It is fascinating to see how Jodi Picoult makes her characters come alive. One of the main characters, Luke Warren, is lying in a hospital bed, in a coma throughout this entire novel, and so Ms. Picoult has to make him come alive via interior monologue. What is brilliant about this technique is that the reader becomes privy to the thoughts of this Wolf handler, while he remains silent to all the other characters.
And so we know that he obsesses over his wolves, recounting in detail his experiences following a wolf pack along the St. Lawrence River in Canada for two years, while he dishes out observations about wolves, and how they interact with humans. Never once does he mention his “pack”, his long-suffering wife who leaves this arid relationship for the arms of an eager lawyer, his newly-adult son who fled six years ago in the wake of painful truths about his father he couldn’t bear to share with his mother and sister, or even his daughter, who is so loyal and loving towards the father that she still worships.
It is as if these people don’t exist. At least, not in his mind.

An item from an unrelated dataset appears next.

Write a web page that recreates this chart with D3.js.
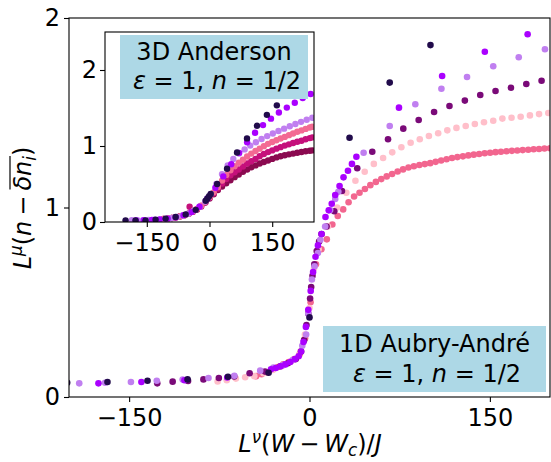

While he obsesses about wolves, his family is trying to come to terms with the fact that he may never wake up, and what they should do about it. And so their voices interweave with his.
I love Jodi Picoult novels (especially her later ones) but this one left me cold.
Maybe it was because instead of being fascinated by the wolves, I reacted with a mixture of distaste and disbelief.
It made my skin crawl to think of Luke Warren squatting on the ground between his wolf brothers and sisters eating raw meat.
It was hard to imagine anyone – even someone as adoring as Luke Warren – allowing a wolf to squeeze his throat shut without freaking out and running for the hills.
Even the courtroom drama didn’t seem as interesting in this one. Four stars.